Was our universe created? That is, was it brought into being by an entity with a mind? ...

... To get a better understanding of this matter, I thought it might be wise to consult the man who has done more than anyone else to explain how our universe got going. His name is Andrei Linde, and he is a physicist at Stanford University. ...

... Among the many curious implications of Linde's theory, one stands out for our present purposes: It doesn't take all that much to create a universe. Resources on a cosmic scale are not required...

"When I invented chaotic inflation theory, I found that the only thing you needed to get a universe like ours started is a hundred-thousandth of a gram of matter," Linde told me in his Russian-accented English when I reached him by phone at Stanford. "That's enough to create a small chunk of vacuum that blows up into the billions and billions of galaxies we see around us. It looks like cheating, but that's how the inflation theory works—all the matter in the universe gets created from the negative energy of the gravitational field. So, what's to stop us from creating a universe in a lab? We would be like gods!"

... then Linde thought of another channel of communication between creator and creation—the only one possible, as far as he could tell. The creator, by manipulating the cosmic seed in the right way, has the power to ordain certain physical parameters of the universe he ushers into being. So says the theory. He can determine, for example, what the numerical ratio of the electron's mass to the proton's will be. Such ratios, called constants of nature, look like arbitrary numbers to us: There is no obvious reason they should take one value rather than another. (Why, for instance, is the strength of gravity in our universe determined by a number with the digits 6673?) But the creator, by fixing certain values for these dozens of constants, could write a subtle message into the very structure of the universe. And, as Linde hastened to point out, such a message would be legible only to physicists.

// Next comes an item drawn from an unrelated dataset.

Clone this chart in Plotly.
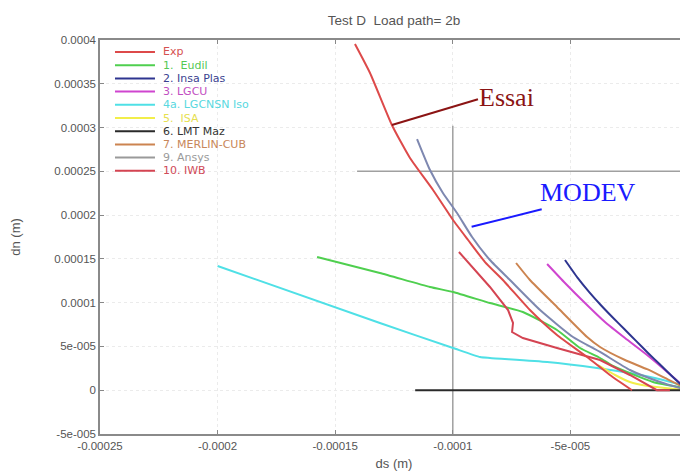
import plotly.graph_objects as go

# ---------------- data (m) ----------------
title_text = "Test D  Load path= 2b"
x_tick_vals = [-0.00025, -0.0002, -0.00015, -0.0001, -0.00005, 0]
x_tick_text = ["-0.00025", "-0.0002", "-0.00015", "-0.0001", "-5e-005", "0"]
y_tick_vals = [-0.00005, 0, 0.00005, 0.0001, 0.00015, 0.0002, 0.00025, 0.0003, 0.00035, 0.0004]
y_tick_text = ["-5e-005", "0", "5e-005", "0.0001", "0.00015", "0.0002", "0.00025", "0.0003", "0.00035", "0.0004"]

exp_ds = [-141.6e-6, -135.2e-6, -125.9e-6, -118.2e-6, -108.4e-6, -99.9e-6, -93.5e-6, -86.3e-6, -78.7e-6, -67.2e-6, -55.7e-6, -42.9e-6, -33.2e-6, -23.8e-6]
exp_dn = [395.4e-6, 362.3e-6, 302.9e-6, 265.2e-6, 228.7e-6, 194.4e-6, 171.6e-6, 146.4e-6, 125.9e-6, 91.6e-6, 63.1e-6, 37.9e-6, 17.4e-6, 0.0]

eudil_ds = [-157.7e-6, -131.0e-6, -109.7e-6, -99.9e-6, -84.2e-6, -70.2e-6, -55.7e-6, -45.9e-6, -37.4e-6, -31.9e-6, -14.9e-6, -1.3e-6]
eudil_dn = [152.2e-6, 133.9e-6, 117.9e-6, 112.2e-6, 99.6e-6, 89.3e-6, 68.8e-6, 48.2e-6, 36.8e-6, 27.7e-6, 9.4e-6, 2.5e-6]

insa_ds = [-52.3e-6, -47.0e-6, -42.0e-6, -37.0e-6, -32.0e-6, -27.0e-6, -22.0e-6, -17.0e-6, -12.0e-6, -7.0e-6, -3.0e-6, 0.0]
insa_dn = [148.7e-6, 128.6e-6, 112.1e-6, 97.1e-6, 83.1e-6, 69.6e-6, 56.1e-6, 42.6e-6, 29.6e-6, 16.6e-6, 6.6e-6, 0.0]

lgcu_ds = [-59.9e-6, -52.3e-6, -43.8e-6, -35.3e-6, -26.8e-6, -17.4e-6, -9.8e-6, -3.4e-6, 0.0]
lgcu_dn = [144.2e-6, 122.5e-6, 99.6e-6, 77.9e-6, 59.6e-6, 40.2e-6, 23.1e-6, 8.2e-6, 0.0]

lgcnsn_ds = [-200.0e-6, -131.0e-6, -99.9e-6, -88.4e-6, -84.2e-6, -59.9e-6, -38.7e-6, -24.7e-6, -10.6e-6, -2.1e-6, 0.0]
lgcnsn_dn = [141.9e-6, 76.8e-6, 48.2e-6, 37.9e-6, 36.8e-6, 32.2e-6, 25.4e-6, 19.7e-6, 11.7e-6, 4.8e-6, 0.0]

isa_ds = [-38.3e-6, -31.0e-6, -24.7e-6, -17.0e-6, -9.8e-6, 0.0]
isa_dn = [28.8e-6, 17.4e-6, 9.4e-6, 4.8e-6, 2.5e-6, 0.0]

lmt_ds = [-116.0e-6, 0.0]
lmt_dn = [0.0, 0.0]

merlin_ds = [-73.1e-6, -67.2e-6, -55.7e-6, -42.9e-6, -37.4e-6, -26.8e-6, -17.4e-6, -9.8e-6, -2.1e-6, 0.0]
merlin_dn = [145.3e-6, 125.9e-6, 95.1e-6, 60.8e-6, 49.4e-6, 34.5e-6, 24.0e-6, 14.0e-6, 3.7e-6, 0.0]

ansys_ds = [-115.2e-6, -109.7e-6, -104.2e-6, -98.2e-6, -91.8e-6, -84.2e-6, -75.7e-6, -62.9e-6, -48.9e-6, -37.4e-6, -24.7e-6, -11.9e-6, -3.4e-6, 0.0]
ansys_dn = [286.9e-6, 251.5e-6, 225.3e-6, 202.4e-6, 175.0e-6, 148.7e-6, 125.9e-6, 91.6e-6, 60.8e-6, 43.7e-6, 23.1e-6, 9.4e-6, 2.5e-6, 0.0]

iwb_ds = [-97.4e-6, -89.7e-6, -84.2e-6, -76.5e-6, -74.4e-6, -74.8e-6, -70.2e-6, -55.7e-6, -44.6e-6, -37.4e-6, -24.7e-6, -13.2e-6, -7.7e-6]
iwb_dn = [157.9e-6, 133.9e-6, 117.9e-6, 91.6e-6, 76.8e-6, 66.5e-6, 59.6e-6, 48.2e-6, 40.2e-6, 34.5e-6, 17.4e-6, 0.0, 0.0]

# reference cross lines (gray)
hline_ds = [-140.7e-6, 0.0]
hline_dn = [250e-6, 250e-6]
vline_ds = [-100e-6, -100e-6]
vline_dn = [302e-6, -50e-6]

series_names = ["Exp", "1.  Eudil", "2. Insa Plas", "3. LGCU", "4a. LGCNSN Iso", "5.  ISA",
                "6. LMT Maz", "7. MERLIN-CUB", "9. Ansys", "10. IWB"]
series_ds = [exp_ds, eudil_ds, insa_ds, lgcu_ds, lgcnsn_ds, isa_ds, lmt_ds, merlin_ds, ansys_ds, iwb_ds]
series_dn = [exp_dn, eudil_dn, insa_dn, lgcu_dn, lgcnsn_dn, isa_dn, lmt_dn, merlin_dn, ansys_dn, iwb_dn]
line_colors = ["#dd4a4a", "#4fcf4f", "#2e3590", "#cf45cf", "#4fe0e6", "#f2ee4a",
               "#2a2a2a", "#cc8450", "#7e88b0", "#d44452"]
legend_line_colors = ["#dd4a4a", "#4fcf4f", "#2e3590", "#cf45cf", "#4fe0e6", "#f2ee4a",
                      "#2a2a2a", "#cc8450", "#9a9a9a", "#d44452"]
legend_text_colors = ["#d55050", "#55c855", "#3a3f90", "#c24ec2", "#58d8e0", "#e6e050",
                      "#333333", "#c8875a", "#9a9a9a", "#d04a58"]

# annotation labels
essai_line_ds = [-125.9e-6, -89.3e-6]
essai_line_dn = [302.9e-6, 332.3e-6]
essai_text_pos = (-89.7e-6, 334e-6)
modev_line_ds = [-92.0e-6, -62.2e-6]
modev_line_dn = [186.8e-6, 206.6e-6]
modev_text_pos = (-63.8e-6, 225.3e-6)

# ---------------- figure ----------------
fig = go.Figure()

for xs, ys, col in [(hline_ds, hline_dn, "#a0a0a0"), (vline_ds, vline_dn, "#a0a0a0")]:
    fig.add_trace(go.Scatter(x=xs, y=ys, mode="lines", line=dict(color=col, width=1.5),
                             showlegend=False, hoverinfo="skip"))

draw_order = [4, 1, 5, 6, 7, 3, 2, 9, 8, 0]
for i in draw_order:
    shape = "linear" if series_names[i] in ("10. IWB", "6. LMT Maz") else "spline"
    fig.add_trace(go.Scatter(x=series_ds[i], y=series_dn[i], mode="lines", name=series_names[i],
                             line=dict(color=line_colors[i], width=2, shape=shape, smoothing=0.5),
                             showlegend=False))

fig.add_trace(go.Scatter(x=essai_line_ds, y=essai_line_dn, mode="lines",
                         line=dict(color="#8b1414", width=2), showlegend=False, hoverinfo="skip"))
fig.add_trace(go.Scatter(x=modev_line_ds, y=modev_line_dn, mode="lines",
                         line=dict(color="#1a1aff", width=2), showlegend=False, hoverinfo="skip"))

fig.add_annotation(x=essai_text_pos[0], y=essai_text_pos[1], text="Essai", showarrow=False,
                   xanchor="left", yanchor="middle",
                   font=dict(family="Liberation Serif, Times New Roman, serif", size=26, color="#8b1414"))
fig.add_annotation(x=modev_text_pos[0], y=modev_text_pos[1], text="MODEV", showarrow=False,
                   xanchor="left", yanchor="middle",
                   font=dict(family="Liberation Serif, Times New Roman, serif", size=26, color="#1a1aff"))

# manual legend (compact rows like the original)
plot_h = 394.0
legend_top_px = 12.0
row_step_px = 13.2
for i, name in enumerate(series_names):
    yp = 1 - (legend_top_px + i * row_step_px) / plot_h
    fig.add_shape(type="line", xref="paper", yref="paper", x0=0.0255, x1=0.0935, y0=yp, y1=yp,
                  line=dict(color=legend_line_colors[i], width=2))
    fig.add_annotation(xref="paper", yref="paper", x=0.106, y=yp, text=name, showarrow=False,
                       xanchor="left", yanchor="middle", borderpad=0,
                       font=dict(family="DejaVu Sans, Verdana, sans-serif", size=11,
                                 color=legend_text_colors[i]))

axis_common = dict(
    ticks="inside", ticklen=4, tickcolor="#888888", showline=True, linecolor="#8a8a8a",
    linewidth=1.5, mirror="ticks", showgrid=True, gridcolor="#ebebeb", griddash="dot",
    zeroline=False, tickfont=dict(family="Liberation Sans, Arial, sans-serif", size=11.5, color="#555555"),
    automargin=False,
)

fig.update_layout(
    width=680, height=466,
    margin=dict(l=92, r=0, t=32, b=40),
    paper_bgcolor="white", plot_bgcolor="white",
    showlegend=False,
    title=dict(text=title_text, x=0.5, xref="paper", y=1 - 12 / 466, yref="container",
               xanchor="center", yanchor="middle",
               font=dict(family="Liberation Sans, Arial, sans-serif", size=13.5, color="#555555")),
    xaxis=dict(range=[-0.00025, 0], tickvals=x_tick_vals, ticktext=x_tick_text,
               title=dict(text="ds (m)", standoff=8,
                          font=dict(family="Liberation Sans, Arial, sans-serif", size=13, color="#555555")),
               **axis_common),
    yaxis=dict(range=[-0.00005, 0.0004], tickvals=y_tick_vals, ticktext=y_tick_text,
               title=dict(text="dn (m)", standoff=33,
                          font=dict(family="Liberation Sans, Arial, sans-serif", size=13, color="#555555")),
               **axis_common),
)

fig.write_html("out.html")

"You might take this all as a joke," he said, "but perhaps it is not entirely absurd. It may be the explanation for why the world we live in is so weird. On the evidence, our universe was created not by a divine being, but by a physicist hacker."

These ideas have been brewing in various circles for at least 10 years, and I'm sure there are historical antecedents. I think this is in the "blind watchmaker" category, as in Votaire and Spinoza and others but definitely not Einstein. See also an oddly related recent post of mine.

This is the first time, however, I've come across the idea that such a creator might embed messages in the fundamental constants. Perhaps if one peered long enough into the cosmic background radiation the message might emerge. Psychoactive agents and temporally reversed vinyl could be helpful.

Holt (the author) and Linde (the physicist) are writing with ironic humor. I wager, however, that they are quite serious. Our universe used to seem superficially complex, but potentially internally sensible and aesthetically pleasing. Those were the glory days of Einstein. Now it is hard to deny that the universe looks profoundly absurd and weird.

Linde is demanding too much of the likely creator, however. If in one generation a hacker physicist can create a universe, then a few short generations later it will be, perhaps literally, child's play. If it can be done at all, it will be done be entities noble and decadent, grave and frivolous, by entities who might spend a lifetime contemplating a single creation, or by entities who might spew out half-baked concoctions by whim or worse.

As to who our creator most likely resembles, we need only ask -- which sort of entity would create more universes? The grave, serious and responsible, or the absent minded and frivolous child? Or perhaps, a defective machine spewing out trillions of copies of a single template.

Whichever is the most prolific, that is our most likely creator.